BREWER and winemaker Foster's Group has posted an annual net loss, and says it remains on track for a possible demerger of its beer and wine businesses in the first half of calendar 2011.

Foster's today posted a net loss for 2009/10 of $464 million.

The result includes a non-cash impairment of $1.163 billion against the carrying value of its wine assets, the costs of the proposed demerger, and better than anticipated returns on the sale of vineyards.

Operating revenue was down 4.8 per cent at $4.461 billion.

Foster's declared no final dividend for 2009/10.

But Foster's said it remained confident in the fundamentals of the Australian beer market, after its beer business, Carlton United Breweries, delivered a solid result in a more subdued national beer market in the second half of the year.

Melbourne Foster's chief executive officer Ian Johnston said evaluation of issues, costs and benefits of a potential demerger were on schedule.
"Management, logistics and capital structure deliberations are progressing well with the process of seeking the necessary tax rulings to commence shortly,'' he said.

"While no final decision has been made, the timeline for a potential demerger remains the first half of calendar 2011."

Foster's said the operational separation of its wine and beer operations in Australia was now substantially complete.

"Cost reductions of $83 million have been included in the 2010 results with full realisation of the $100 million of benefits expected in the 2011 financial year," Mr Johnston said.

Foster's said that despite a softer consumer environment in the second half, the company was confident that the long-term fundamentals of the Australian beer category remained robust.

CUB's programs to improve sales and marketing, portfolio realignment initiatives, and increasing production efficiency would drive future performance.

"Market conditions in the wine category remain mixed with oversupply in the Australian market, a subdued consumer environment in key international markets, and the strength of the Australian dollar expected to have an ongoing impact," Foster's said.

"However, enhanced route to market capability in all regions, portfolio premiumisation, and the benefit of efficiency initiatives will continue to drive business performance improvement."

Foster's said that in 2010, its wine business, now called Treasury Wine Estates, had generated stronger earnings in the second half on the back of improving sales focus and benefits from efficiency programs.

On a constant currency basis, earnings rose 20.5 per cent to $221.3 million.

But unfavourable exchange rate movements reduced earnings by $123 million.

"An increasing focus on premium wines, route-to-market changes in all regions, product innovation and brand investment were highlights for the wine business," Foster's said.
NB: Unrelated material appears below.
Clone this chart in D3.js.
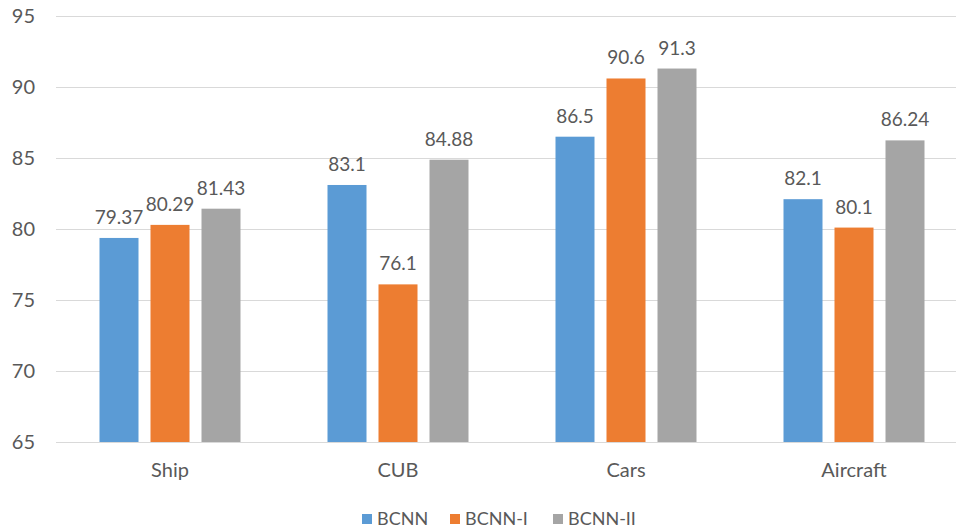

"Against this, the continuation of subdued consumer sentiment in key international markets and ongoing structural oversupply in Australian wine continue to impact business performance."

Foster's said Carlton & United Breweries delivered a solid result in a more subdued beer market in the second half.

CUB earnings lifted five per cent to $904.1 million and included $34 million of benefits from efficiency programs.

"In Australia, CUB's off-premise value share in beer remained stable, with net sales revenue per case increasing just over 5.4 per cent," Foster's said.